--- Start Data provided ---

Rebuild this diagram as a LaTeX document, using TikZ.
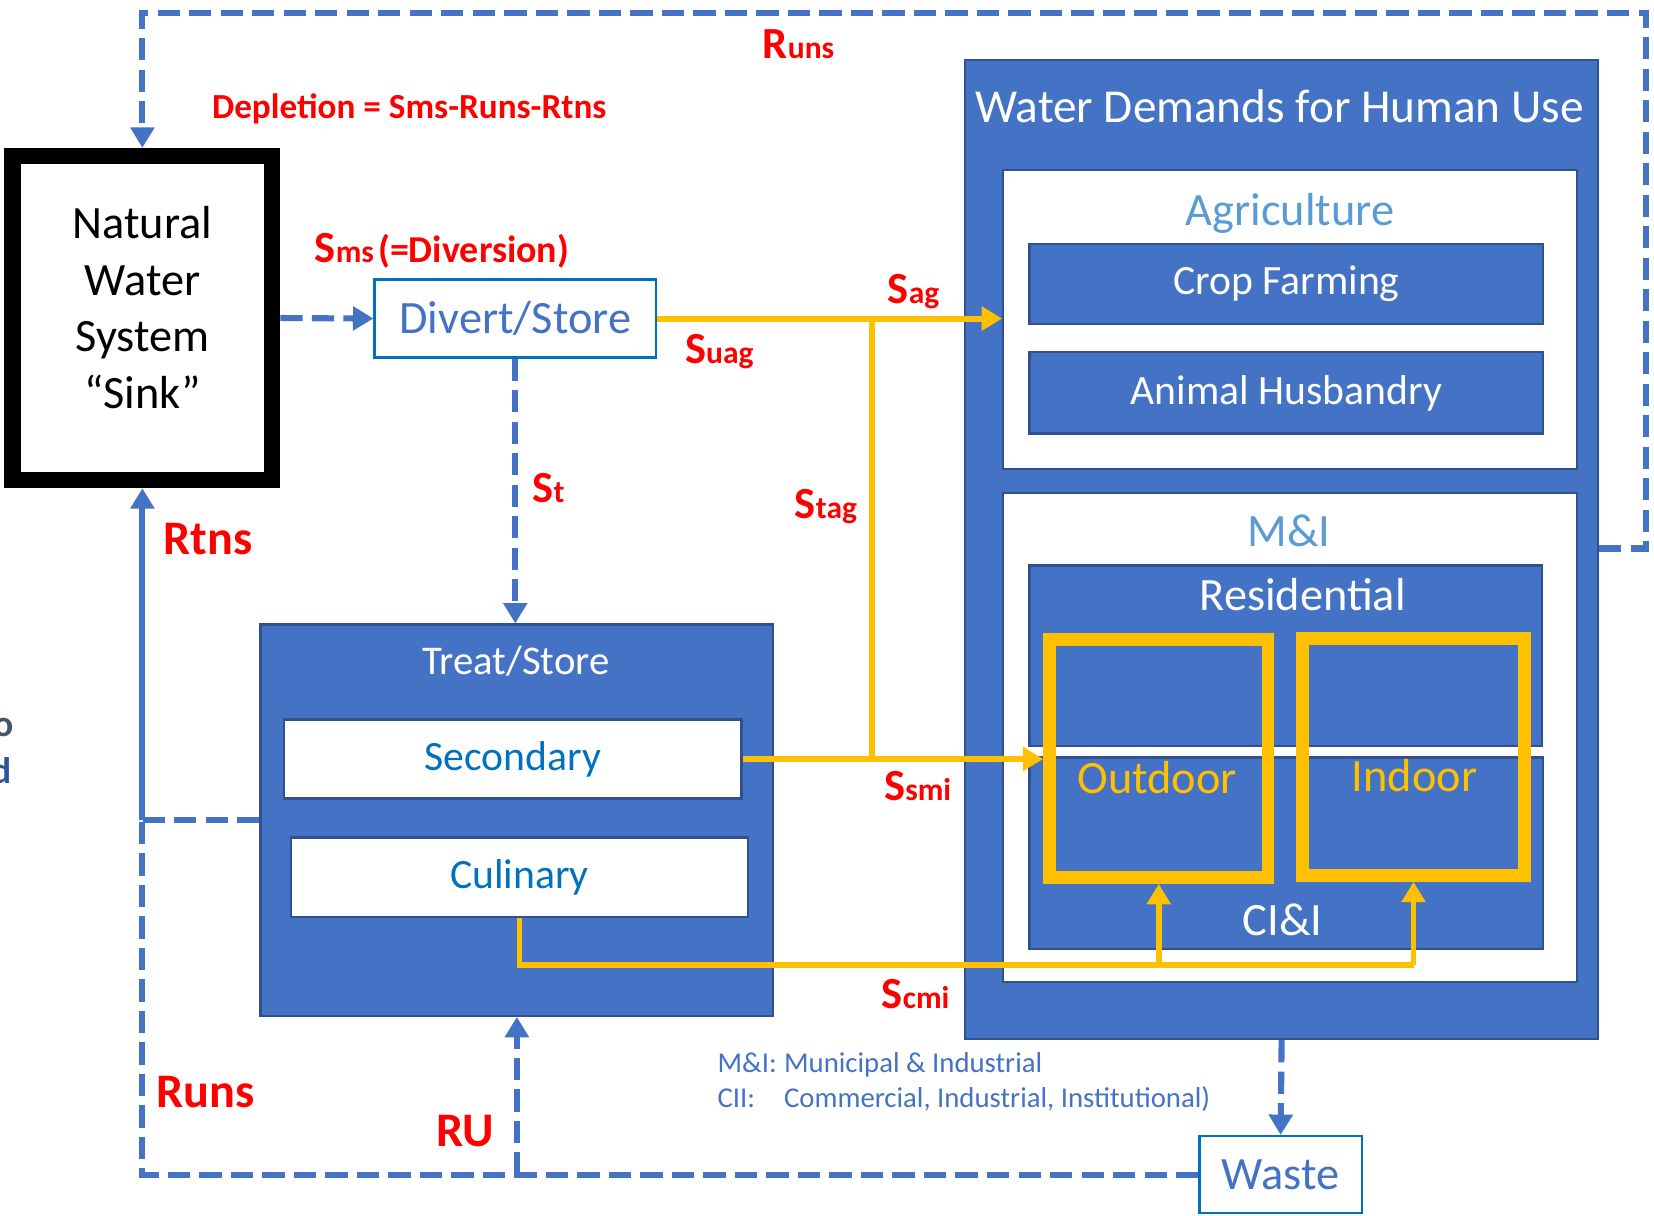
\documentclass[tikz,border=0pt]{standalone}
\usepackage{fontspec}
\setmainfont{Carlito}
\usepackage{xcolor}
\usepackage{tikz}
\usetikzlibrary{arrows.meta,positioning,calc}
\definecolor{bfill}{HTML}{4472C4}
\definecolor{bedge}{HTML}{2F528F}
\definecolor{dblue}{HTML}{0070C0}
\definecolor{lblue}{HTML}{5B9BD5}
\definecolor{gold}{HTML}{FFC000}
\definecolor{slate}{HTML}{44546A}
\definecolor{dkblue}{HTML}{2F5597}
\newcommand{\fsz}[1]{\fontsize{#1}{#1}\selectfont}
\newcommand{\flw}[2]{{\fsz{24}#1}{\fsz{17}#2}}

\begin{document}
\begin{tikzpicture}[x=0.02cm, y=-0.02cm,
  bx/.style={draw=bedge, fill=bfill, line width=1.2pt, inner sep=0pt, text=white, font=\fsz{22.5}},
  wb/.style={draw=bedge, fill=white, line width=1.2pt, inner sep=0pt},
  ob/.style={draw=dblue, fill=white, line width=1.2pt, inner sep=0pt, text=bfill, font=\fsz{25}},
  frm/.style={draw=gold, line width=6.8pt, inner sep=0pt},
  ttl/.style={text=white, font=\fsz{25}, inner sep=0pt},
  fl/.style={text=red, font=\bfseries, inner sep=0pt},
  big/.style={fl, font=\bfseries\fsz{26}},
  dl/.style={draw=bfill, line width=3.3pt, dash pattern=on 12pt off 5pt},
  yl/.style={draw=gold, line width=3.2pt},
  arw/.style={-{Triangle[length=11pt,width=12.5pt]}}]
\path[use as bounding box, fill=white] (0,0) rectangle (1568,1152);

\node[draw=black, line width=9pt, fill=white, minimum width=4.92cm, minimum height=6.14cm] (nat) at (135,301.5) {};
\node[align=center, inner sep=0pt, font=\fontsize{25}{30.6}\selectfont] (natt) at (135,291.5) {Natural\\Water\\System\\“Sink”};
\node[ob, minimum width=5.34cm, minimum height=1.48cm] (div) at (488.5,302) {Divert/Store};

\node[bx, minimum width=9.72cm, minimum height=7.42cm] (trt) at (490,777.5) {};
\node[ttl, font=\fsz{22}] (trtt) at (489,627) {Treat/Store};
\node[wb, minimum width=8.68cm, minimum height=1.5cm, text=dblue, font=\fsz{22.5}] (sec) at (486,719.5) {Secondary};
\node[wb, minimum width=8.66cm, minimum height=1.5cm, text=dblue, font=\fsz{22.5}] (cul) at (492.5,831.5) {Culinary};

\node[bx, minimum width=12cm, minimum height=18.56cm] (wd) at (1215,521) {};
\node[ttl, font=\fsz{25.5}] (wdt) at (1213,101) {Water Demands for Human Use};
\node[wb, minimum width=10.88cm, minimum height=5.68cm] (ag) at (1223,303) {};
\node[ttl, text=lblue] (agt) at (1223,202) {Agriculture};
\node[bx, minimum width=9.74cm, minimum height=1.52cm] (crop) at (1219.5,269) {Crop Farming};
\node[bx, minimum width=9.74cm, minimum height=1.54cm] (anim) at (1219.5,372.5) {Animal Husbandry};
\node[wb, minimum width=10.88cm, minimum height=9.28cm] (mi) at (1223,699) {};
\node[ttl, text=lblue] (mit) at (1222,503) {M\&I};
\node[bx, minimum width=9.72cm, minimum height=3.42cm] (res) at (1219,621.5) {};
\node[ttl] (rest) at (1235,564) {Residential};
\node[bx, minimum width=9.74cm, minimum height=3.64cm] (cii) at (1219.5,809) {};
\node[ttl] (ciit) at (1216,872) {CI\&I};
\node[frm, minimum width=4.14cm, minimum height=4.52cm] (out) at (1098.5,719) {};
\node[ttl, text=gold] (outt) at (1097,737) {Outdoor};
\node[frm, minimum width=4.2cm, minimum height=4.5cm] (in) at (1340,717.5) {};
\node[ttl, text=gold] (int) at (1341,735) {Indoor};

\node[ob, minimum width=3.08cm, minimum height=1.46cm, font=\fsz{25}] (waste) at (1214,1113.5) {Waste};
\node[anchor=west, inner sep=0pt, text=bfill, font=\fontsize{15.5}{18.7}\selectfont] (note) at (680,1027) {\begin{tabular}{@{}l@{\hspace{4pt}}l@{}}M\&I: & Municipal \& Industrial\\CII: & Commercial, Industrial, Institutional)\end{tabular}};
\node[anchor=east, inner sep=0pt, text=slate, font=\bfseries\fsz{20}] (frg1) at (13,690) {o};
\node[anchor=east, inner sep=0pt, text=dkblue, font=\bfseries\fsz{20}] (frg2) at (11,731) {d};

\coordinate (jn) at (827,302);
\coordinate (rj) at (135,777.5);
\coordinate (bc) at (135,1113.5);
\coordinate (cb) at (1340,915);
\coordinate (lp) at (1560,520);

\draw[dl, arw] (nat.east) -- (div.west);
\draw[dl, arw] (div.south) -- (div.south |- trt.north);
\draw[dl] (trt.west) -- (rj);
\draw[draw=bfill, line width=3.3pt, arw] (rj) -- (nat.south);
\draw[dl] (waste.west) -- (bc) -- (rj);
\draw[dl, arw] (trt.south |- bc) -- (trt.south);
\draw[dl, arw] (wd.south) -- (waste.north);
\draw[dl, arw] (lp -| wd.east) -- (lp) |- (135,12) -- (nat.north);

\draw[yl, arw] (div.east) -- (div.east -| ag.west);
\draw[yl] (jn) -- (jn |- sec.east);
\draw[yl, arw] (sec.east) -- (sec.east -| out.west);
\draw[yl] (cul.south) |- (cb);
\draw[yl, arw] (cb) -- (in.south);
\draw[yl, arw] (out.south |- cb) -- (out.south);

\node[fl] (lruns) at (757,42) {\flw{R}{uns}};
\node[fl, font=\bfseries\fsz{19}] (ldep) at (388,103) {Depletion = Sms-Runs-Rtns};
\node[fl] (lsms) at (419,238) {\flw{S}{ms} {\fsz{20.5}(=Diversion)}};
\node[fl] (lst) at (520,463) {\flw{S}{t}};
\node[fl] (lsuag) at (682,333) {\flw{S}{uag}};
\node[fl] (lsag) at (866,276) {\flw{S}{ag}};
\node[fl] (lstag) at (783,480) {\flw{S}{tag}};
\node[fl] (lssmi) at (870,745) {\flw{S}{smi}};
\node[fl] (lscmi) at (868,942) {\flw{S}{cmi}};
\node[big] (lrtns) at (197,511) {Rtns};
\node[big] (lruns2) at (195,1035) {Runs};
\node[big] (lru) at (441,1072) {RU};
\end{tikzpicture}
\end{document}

--- End Data provided ---

= Given problem =
Write down every line from the opening of the listing to the line with "minimum width=5.34cm, minimum", both included, and nothing else; the pictures are omitted.

= Result of the task =
Rebuild this diagram as a LaTeX document, using TikZ.
\documentclass[tikz,border=0pt]{standalone}
\usepackage{fontspec}
\setmainfont{Carlito}
\usepackage{xcolor}
\usepackage{tikz}
\usetikzlibrary{arrows.meta,positioning,calc}
\definecolor{bfill}{HTML}{4472C4}
\definecolor{bedge}{HTML}{2F528F}
\definecolor{dblue}{HTML}{0070C0}
\definecolor{lblue}{HTML}{5B9BD5}
\definecolor{gold}{HTML}{FFC000}
\definecolor{slate}{HTML}{44546A}
\definecolor{dkblue}{HTML}{2F5597}
\newcommand{\fsz}[1]{\fontsize{#1}{#1}\selectfont}
\newcommand{\flw}[2]{{\fsz{24}#1}{\fsz{17}#2}}

\begin{document}
\begin{tikzpicture}[x=0.02cm, y=-0.02cm,
  bx/.style={draw=bedge, fill=bfill, line width=1.2pt, inner sep=0pt, text=white, font=\fsz{22.5}},
  wb/.style={draw=bedge, fill=white, line width=1.2pt, inner sep=0pt},
  ob/.style={draw=dblue, fill=white, line width=1.2pt, inner sep=0pt, text=bfill, font=\fsz{25}},
  frm/.style={draw=gold, line width=6.8pt, inner sep=0pt},
  ttl/.style={text=white, font=\fsz{25}, inner sep=0pt},
  fl/.style={text=red, font=\bfseries, inner sep=0pt},
  big/.style={fl, font=\bfseries\fsz{26}},
  dl/.style={draw=bfill, line width=3.3pt, dash pattern=on 12pt off 5pt},
  yl/.style={draw=gold, line width=3.2pt},
  arw/.style={-{Triangle[length=11pt,width=12.5pt]}}]
\path[use as bounding box, fill=white] (0,0) rectangle (1568,1152);

\node[draw=black, line width=9pt, fill=white, minimum width=4.92cm, minimum height=6.14cm] (nat) at (135,301.5) {};
\node[align=center, inner sep=0pt, font=\fontsize{25}{30.6}\selectfont] (natt) at (135,291.5) {Natural\\Water\\System\\“Sink”};
\node[ob, minimum width=5.34cm, minimum height=1.48cm] (div) at (488.5,302) {Divert/Store};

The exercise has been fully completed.